Brasil: É preciso "virar pelo avesso" para entender a sociedade brasileira - antropólogo Roberto DaMatta
Rio de Janeiro, Brasil, 30 Jun (Lusa) – Na tentativa de entender o Brasil como sociedade e cultura, muitas vezes é preciso “virar pelo avesso”, afirma o antropólogo Roberto DaMatta, um dos maiores intelectuais do Brasil, que lança hoje no Rio de Janeiro o livro "Crônicas da Vida e da Morte".Autor de obras de referência na Antropologia, Sociologia e Ciência Política, o também cronista DaMatta refere que para entender a sua própria sociedade tem que “virar de cabeça para baixo, mudar os óculos, e colocar em causa aquilo que era natural e familiar”.
Neste livro, DaMatta, que viveu quase vinte anos nos Estados Unidos e actualmente lecciona na Pontifícia Universidade Católica no Rio, reúne textos que revisitam temas e factos consagrados como a sociedade brasileira, o futebol e o carnaval.
Para o antropólogo, um dos maiores paradoxos brasileiros é “saber demais” e destaca que no Brasil reinam dois estilos de vida: o individualismo em casa e a cidadania igualitária na rua. Isso, considera, explicaria a rede de corrupção que o Brasil está a viver na vida política.
“O individualismo pode emergir dentro de uma sociedade que faz parte de um sistema que tem regras e não está baseado na igualdade cívica como um valor, mas nas características cívicas singulares que se ancoram numa vida de família muito protectora”, disse DaMatta à Lusa.
Este círculo de relações pessoais, destaca, tem uma ética e está baseado numa “rede de obséquios e de favores”.

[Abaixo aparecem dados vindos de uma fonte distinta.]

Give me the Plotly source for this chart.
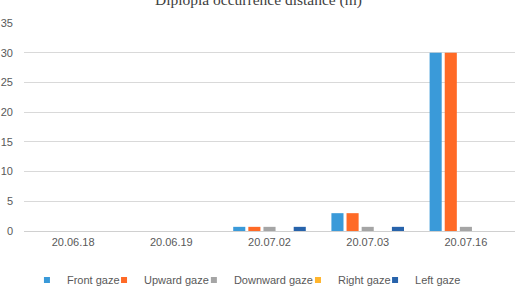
import plotly.graph_objects as go

dates = ["20.06.18", "20.06.19", "20.07.02", "20.07.03", "20.07.16"]
front = [0, 0, 0.7, 3, 30]
upward = [0, 0, 0.7, 3, 30]
downward = [0, 0, 0.7, 0.7, 0.7]
right = [0, 0, 0, 0, 0]
left = [0, 0, 0.7, 0.7, 0]

series = [
    ("Front gaze", front, "#3A9AD9"),
    ("Upward gaze", upward, "#FF6A26"),
    ("Downward gaze", downward, "#A5A5A5"),
    ("Right gaze", right, "#FFB52E"),
    ("Left gaze", left, "#2763AB"),
]
# paper x of each legend entry's left edge
legend_x = [0.006, 0.163, 0.346, 0.558, 0.715]

fig = go.Figure()
layout_legends = {}
for i, ((name, vals, color), lx) in enumerate(zip(series, legend_x)):
    key = "legend" if i == 0 else f"legend{i+1}"
    fig.add_trace(go.Bar(x=dates, y=vals, name=name, showlegend=False,
                         marker=dict(color=color, line=dict(width=0))))
    # legend proxy with a small square swatch
    fig.add_trace(go.Scatter(x=[None], y=[None], mode="markers", name=name, legend=key,
                             marker=dict(symbol="square", size=6, color=color),
                             hoverinfo="skip"))
    layout_legends[key] = dict(orientation="h", x=lx, xanchor="left", y=-0.235, yanchor="middle",
                               font=dict(size=11, color="#595959"), itemwidth=30,
                               bgcolor="rgba(0,0,0,0)")

fig.update_layout(
    width=517, height=295,
    margin=dict(l=24, r=2, t=23, b=64, autoexpand=False),
    paper_bgcolor="white", plot_bgcolor="white",
    barmode="group", bargap=0.23, bargroupgap=0.2,
    title=dict(text="Diplopia occurrence distance (m)", x=0.5, xanchor="center",
               yref="container", y=1.0, yanchor="middle", pad=dict(t=0, b=0),
               font=dict(family="Liberation Serif", size=15.5, color="#404040")),
    font=dict(family="Liberation Sans", size=11, color="#595959"),
    showlegend=True,
    xaxis=dict(showline=False, ticks="", tickfont=dict(size=11, color="#595959"),
               ticklabelstandoff=3),
    yaxis=dict(range=[0, 35], dtick=5, gridcolor="#D9D9D9", gridwidth=1,
               zeroline=True, zerolinecolor="#D0D0D0", zerolinewidth=1,
               tickfont=dict(size=11, color="#595959"), ticklen=0, ticks="",
               ticklabelstandoff=10, showline=False),
    **layout_legends,
)

fig.write_html("out.html")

“No Brasil e em Portugal nós introduzimos uma outra variável, nos transformámos em países republicanos. A igualdade que veio dessa modernidade ocidental se impôs com regras que regem o mundo público num sistema de hierarquia e de gradações”.
Nas suas crónicas, DaMatta apresenta a "imitação" e a "mentira" como as bases da vida social no Brasil, a que acrescenta as “várias éticas que convivem” entre si.

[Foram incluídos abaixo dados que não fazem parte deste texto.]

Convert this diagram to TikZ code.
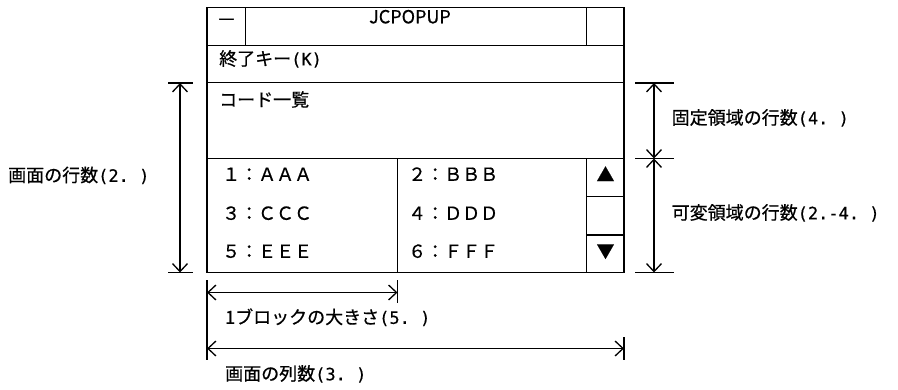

“Ninguém vai falar a verdade e, sobretudo, no Brasil que é uma sociedade onde a família e a amizade ainda são as instituições mais importantes. Não conseguimos construir instituições sociais capazes de competir com a família. Por isso, o nepotismo”, salienta.

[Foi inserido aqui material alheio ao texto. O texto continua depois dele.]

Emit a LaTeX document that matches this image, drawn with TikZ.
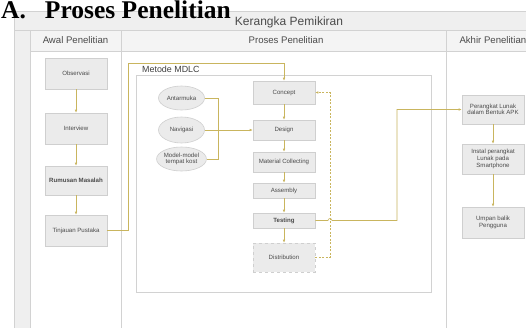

O favorecimento de familiares no Brasil não é apenas uma questão de corrupção, para ele é mais complexo, pois representa “um sinal de lealdades primordiais numa sociedade que não criou nada que possa competir com a família”.
No Brasil, aponta DaMatta, o “extraordinário é que não temos nem a consciência do problema do conflito de interesses, o abuso é a regra”.
Estudioso do país e de questões brasileiras, Roberto Augusto DaMatta é colunista do diário O Estado de São Paulo há mais de 10 anos e tem suas crônicas reproduzidas em diversos jornais no Brasil e em Portugal.
Ele já escreveu cerca de 20 livros de ensaios, pesquisas antropológicas com tribos indígenas, análises e reflexões sobre o carnaval e a realidade brasileira.